The academic and liberal practitioners who drafted the Model Penal Code declared, "evidence that the defendant suffered from a mental disease or defect is admissible when-ever it is relevant to prove that the defendant did not have a state of mind that is an element of the crime."10 A number of courts concluded this was a constitutional requirement. But the elected legislators and the citizenry were outraged when the media focused public attention on these practices.
The infamous "Twinkie" defense (in which Diamond did not testify) and subsequent verdict set off a night-long riot in San Francisco.11 The defendant, who had killed the mayor and the first openly gay city supervisor, offered psychiatric testimony not that he was insane but that he lacked the "premeditation" requirement necessary for murder under the California statute. A jury of his peers believed his psychiatrists and reduced his crime to voluntary manslaughter.
Although misinterpreted in the media as the "Twinkies made him do it," the psychiatric testimony that convinced the jury was that the defendant was depressed and that his uncharacteristic binge of junk food eating and recent weight gain were symptoms of his depression.
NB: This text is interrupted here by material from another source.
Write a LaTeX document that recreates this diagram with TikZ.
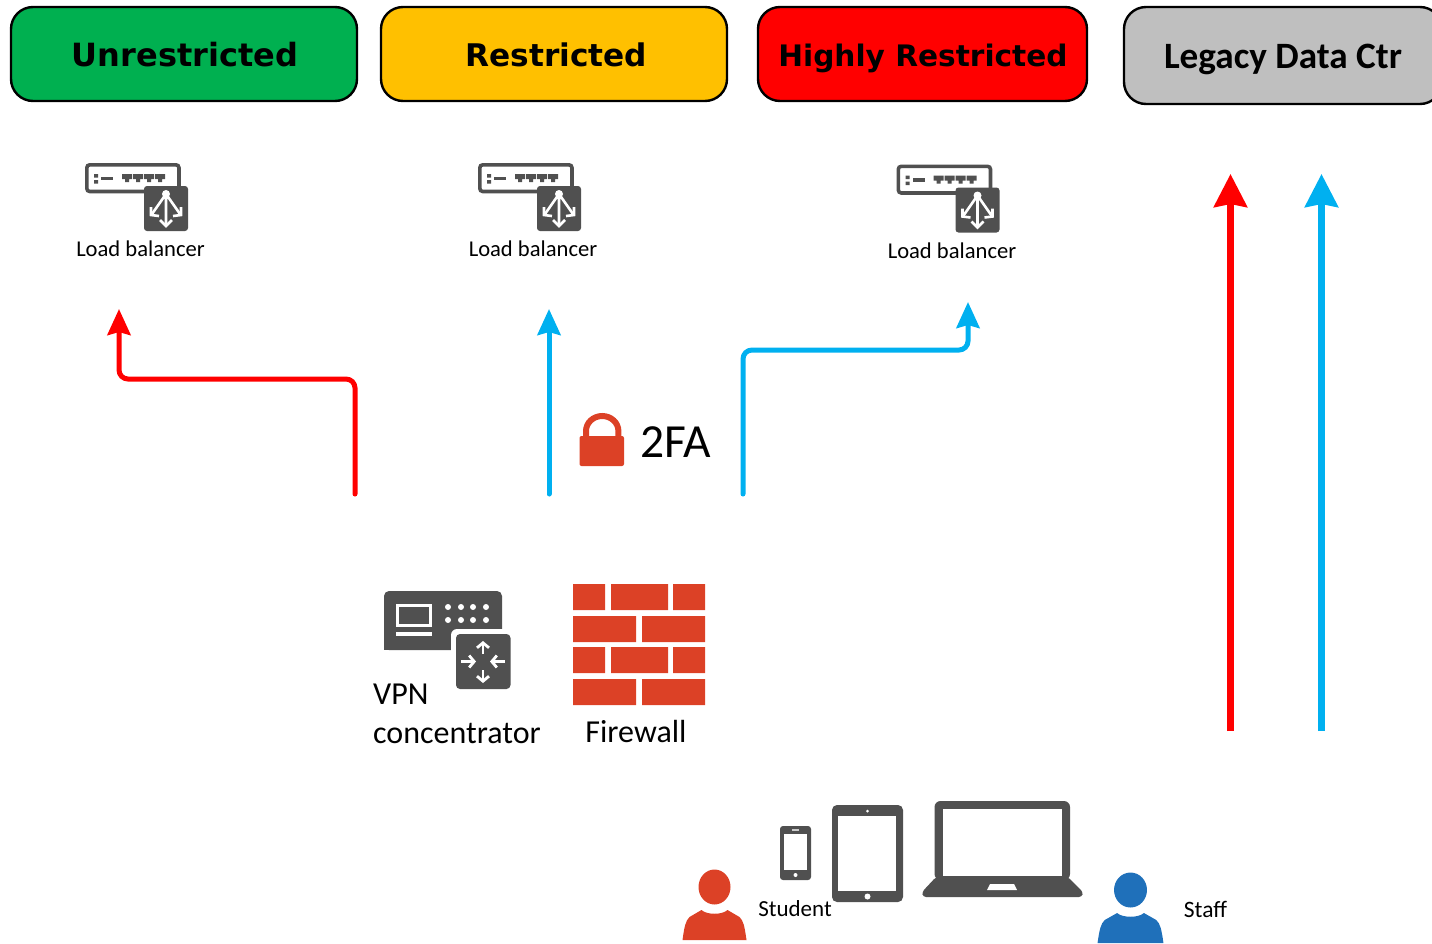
\documentclass[tikz,border=0pt]{standalone}
\usepackage{fontspec}
\setmainfont{Carlito}
\newfontfamily\wide{DejaVu Sans}
\usetikzlibrary{arrows.meta}
\definecolor{icongray}{HTML}{505050}
\definecolor{brick}{HTML}{DC4126}
\definecolor{staffblue}{HTML}{1F70BA}
\definecolor{cyanline}{HTML}{00B0F0}
\definecolor{zgreen}{HTML}{00B050}
\definecolor{zamber}{HTML}{FFC000}
\definecolor{zgray}{HTML}{BFBFBF}
\tikzset{
  x=1pt,y=-1pt,
  zone/.style={draw=black,line width=2.4pt,rounded corners=22pt,minimum height=94pt,inner sep=0pt,anchor=center},
  ztitle/.style={font=\wide\bfseries\fontsize{32}{34}\selectfont,text=black,inner sep=0pt,anchor=base},
  label/.style={inner sep=0pt,text=black},
  flow/.style={line width=5pt,line cap=round,rounded corners=9pt,-{Stealth[length=26pt,width=23pt,inset=3pt]}},
  bigflow/.style={line width=6.5pt,-{Stealth[length=33pt,width=33pt,inset=3pt]}},
  lbicon/.pic={
    \draw[icongray,line width=3.6pt,rounded corners=3pt] (60,28.5) -- (1.8,28.5) -- (1.8,1.8) -- (94,1.8) -- (94,26);
    \fill[icongray] (9,11) rectangle (13,14.5) (9,17) rectangle (13,20.5);
    \fill[icongray] (16,13.5) rectangle (28,17);
    \foreach \p in {37,48,59,70}{\fill[icongray] (\p,11) -- (\p+10,11) -- (\p+10,16) -- (\p+7,16) -- (\p+7,19) -- (\p+3,19) -- (\p+3,16) -- (\p,16) -- cycle;}
    \fill[icongray,rounded corners=3pt] (59,23) rectangle (103,68);
    \fill[white] (81,31) circle (4);
    \draw[white,line width=2.6pt] (81,31) -- (81,62) (81,31) -- (67,51) (81,31) -- (95,51);
    \draw[white,line width=2.6pt,line join=miter] (75,57) -- (81,63) -- (87,57) (66,44) -- (66,52) -- (74,53) (96,44) -- (96,52) -- (88,53);
  },
  person/.pic={
    \fill[pic actions] (0,-25) ellipse [x radius=16,y radius=17.5];
    \fill[pic actions] (-32,28) .. controls (-30,14) and (-29,9) .. (-25,5) -- (-13,-2) .. controls (-8,3) and (8,3) .. (13,-2) -- (25,5) .. controls (29,9) and (30,14) .. (32,28) -- cycle;
  },
}
\begin{document}
\begin{tikzpicture}
\useasboundingbox (0,0) rectangle (1432,943);
% zone headers
\node[zone,fill=zgreen,minimum width=346pt] (unres) at (184,54) {};
\node[ztitle] (unrestxt) at (185,66) {Unrestricted};
\node[zone,fill=zamber,minimum width=346pt] (res) at (554,54) {};
\node[ztitle,font=\wide\bfseries\fontsize{31.2}{34}\selectfont] (restxt) at (556.5,66) {Restricted};
\node[zone,fill=red,minimum width=329pt] (high) at (922.5,54) {};
\node[ztitle,font=\wide\bfseries\fontsize{29.6}{34}\selectfont] (hightxt) at (923,66) {Highly Restricted};
\node[zone,fill=zgray,minimum width=318pt,minimum height=97pt] (legacy) at (1283,55.5) {};
\node[label,anchor=base,font=\bfseries\fontsize{37.2}{40}\selectfont] (legtxt) at (1283,68) {Legacy Data Ctr};
% load balancers
\pic at (85,163) {lbicon};
\pic at (478,163) {lbicon};
\pic at (896.5,164.5) {lbicon};
\node[label,font=\fontsize{22.6}{26}\selectfont] (lb1) at (140.5,249) {Load balancer};
\node[label,font=\fontsize{22.6}{26}\selectfont] (lb2) at (533,249) {Load balancer};
\node[label,font=\fontsize{22.6}{26}\selectfont] (lb3) at (952,251) {Load balancer};
% connectors
\coordinate (r0) at (355,494); \coordinate (r1) at (119,309);
\coordinate (b0) at (549,494); \coordinate (b1) at (549,309);
\coordinate (c0) at (743,494); \coordinate (c1) at (968,302);
\coordinate (d0) at (1230.5,731); \coordinate (d1) at (1230.5,174);
\coordinate (e0) at (1321.5,731); \coordinate (e1) at (1321.5,174);
\draw[flow,red] (r0) -- (r0 |- 0,379) -- (r1 |- 0,379) -- (r1);
\draw[flow,cyanline] (b0) -- (b1);
\draw[flow,cyanline] (c0) -- (c0 |- 0,350) -- (c1 |- 0,350) -- (c1);
\draw[bigflow,red] (d0) -- (d1);
\draw[bigflow,cyanline] (e0) -- (e1);
% lock
\draw[brick,line width=6pt] (586,438) -- (586,431) arc[start angle=180,end angle=0,x radius=16.2,y radius=-15] -- (618.4,438);
\fill[brick,rounded corners=2pt] (579.5,436) rectangle (624,466);
\node[label,font=\fontsize{47.5}{50}\selectfont] (tfa) at (676,442) {2FA};
% VPN
\fill[icongray,rounded corners=5pt] (384,650) -- (384,591) -- (502,591) -- (502,650) -- cycle;
\fill[icongray] (384,640) rectangle (400,650);
\draw[white,line width=3pt] (397.5,605.5) rectangle (430.5,625);
\fill[white] (396,632) rectangle (432,636);
\foreach \xx in {448,461,473,486}{\fill[white] (\xx,607) circle (3); \fill[white] (\xx,620) circle (3);}
\fill[white,rounded corners=6pt] (451,629) rectangle (520,700);
\fill[icongray,rounded corners=4pt] (456,634) rectangle (510.5,689);
\draw[white,line width=2.8pt,-{Straight Barb[length=5pt,width=12pt]}] (483,654) -- (483,641);
\draw[white,line width=2.8pt,-{Straight Barb[length=5pt,width=12pt]}] (483,670) -- (483,683);
\draw[white,line width=2.8pt,-{Straight Barb[length=5pt,width=12pt]}] (461,661.5) -- (476,661.5);
\draw[white,line width=2.8pt,-{Straight Barb[length=5pt,width=12pt]}] (505,661.5) -- (490,661.5);
\node[label,anchor=west,font=\fontsize{32}{34}\selectfont] (vpn1) at (373,694) {VPN};
\node[label,anchor=west,font=\fontsize{32}{34}\selectfont] (vpn2) at (373,733) {concentrator};
% firewall
\fill[brick] (573,584) rectangle (605,610) (611,584) rectangle (668,610) (673,584) rectangle (705,610);
\fill[brick] (573,616) rectangle (636,642) (642,616) rectangle (705,642);
\fill[brick] (573,647) rectangle (605,673) (611,647) rectangle (668,673) (673,647) rectangle (705,673);
\fill[brick] (573,679) rectangle (636,705) (642,679) rectangle (705,705);
\node[label,font=\fontsize{32}{34}\selectfont] (fw) at (636,731) {Firewall};
% devices
\fill[icongray,rounded corners=3pt] (780,826) rectangle (811,880);
\fill[white] (784,834) rectangle (807,870);
\fill[white!70!icongray] (792,829) rectangle (799,830.5);
\fill[white] (795.5,875) circle (2);
\fill[icongray,rounded corners=5pt] (832,805) rectangle (903,902);
\fill[white] (838,816) rectangle (896,891);
\fill[white] (867.5,811) circle (1.5);
\fill[white] (867.5,896.5) circle (3);
\fill[icongray,rounded corners=6pt] (934.5,880) -- (934.5,801) -- (1070,801) -- (1070,880) -- cycle;
\fill[icongray,rounded corners=3pt] (936,877) -- (922,892) -- (923,897) -- (1082,897) -- (1083,892) -- (1068,877) -- cycle;
\fill[white] (942.5,809) rectangle (1062,876);
\fill[white] (990,884) -- (1014,884) -- (1017,890) -- (987,890) -- cycle;
% people
\pic[brick] at (714.5,912) {person};
\node[label,font=\fontsize{23}{26}\selectfont] (stu) at (795,909) {Student};
\pic[staffblue,xscale=1.03] at (1130.5,915) {person};
\node[label,font=\fontsize{23.5}{26}\selectfont] (sta) at (1205.5,909) {Staff};
\end{tikzpicture}
\end{document}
The defendant committed suicide after serving his lesser sentence, which suggests that the psychiatric diagnosis might have been correct. Whether the diagnosis was clinically correct or not, under any conventional commonsense account of the killings, the defendant had planned, premeditated, and intended the crimes. The people of California and their legislators felt betrayed by the verdict and wanted to eliminate diminished capacity defenses.
This is what Justice Souter was suggesting Arizona should be able to do during the oral arguments in Clark. However, given the basic conception of criminal law that there is a mental element to the crime often specified in the language of the statute and that the prosecution has to prove this mental element (intent, premeditation, etc) beyond a reasonable doubt, diminished capacity is not that easy to eradicate. After the Twinkie verdict, California voters took this matter up and attempted to eliminate diminished capacity by adopting Proposition 8. The proposition excluded testimony on capacity, but lawyers went on trying to proffer expert psychiatric evidence to prove that their clients lacked the "actual" mental state required by the statute.
Eventually, California's legislature tried to narrow Dr Diamond's loophole by rewriting the criminal statutes to eliminate the grounds for these psychiatric defenses. From this perspective, when Arizona legislators made the killing of a police officer a capital offense, they unwittingly included language that could be understood as requiring defendants such as Clark to know or believe he was killing a police officer and not an alien. To prohibit such diminished capacity defenses, the Arizona legislature simply passed a law that excludes expert psychiatric testimony as evidence on the mental element of the crime, and the Arizona courts upheld that law, as did Justice Souter.
It is my contention that after the attempted assassination of President Reagan and John Hinckley's successful insanity defense, the US Congress attempted to do just what California and Arizona tried to do—eradicate diminished capacity. I testified at congressional hearings at the time and followed the legislative process.12 Federal legislators made it clear that these matters had for too many years been left in the hands of judges and academics; it was time for them to speak as the voice of the people. The Insanity Defense Reform Act of 1984 that was subsequently passed narrowed the Federal Insanity Defense and states that other than in presenting the insanity defense, "mental disease or defect does not... constitute a defense."13 But it has not been easy to put Dr Diamond's genie back in the bottle. Lower federal courts and the Justice Department have interpreted the 1984 act as not prohibiting expert testimony in diminished capacity defenses. And constitutional scholars have continued to argue that excluding relevant and probative expert psychiatric testimony that might be the only relevant evidence that can show the defendant lacked the necessary intent does violate the Constitution.13
It was these constitutional arguments that were made by the APA and other amici and that Justice Souter rejected. To do so, he accepted the Arizona legislature's judgment that psychiatric expertise is often misleading and confusing to jurors and not based on a solid scientific foundation. Therefore, under Arizona's laws of evidence it can be excluded from the courtroom. If Justice Souter's opinion ratified those biases, I do not think he shares them. He was, I believe, attempting the difficult constitutional task of stuffing Dr Diamond's genie of diminished capacity back into the bottle. First, he interpreted Arizona's Law of Evidence not as barring all psychiatric expertise, but rather as channeling it all into the defendant's insanity defense. Second, he indicated that testimony about intent was allowed, including testimony from a psychiatrist, but only if the psychiatrist, like any other witness, was reporting a conversation or an observation made at the time of the crime. What the psychiatrist cannot do is provide his or her professional opinion about the defendant's state of mind or diagnosis for the Court's consideration on intent.
For those who are concerned about the future implications of the Clark decision, it is worth reemphasizing that it made very little new law. Furthermore, Justice Kennedy, who is increasingly the bellwether of the Court in divisive cases, took a position much like that of the APA. And in the long run, it often happens that US law finds more wisdom and better precedents in the minority opinions of our Supreme Court than in the opinions of the majority.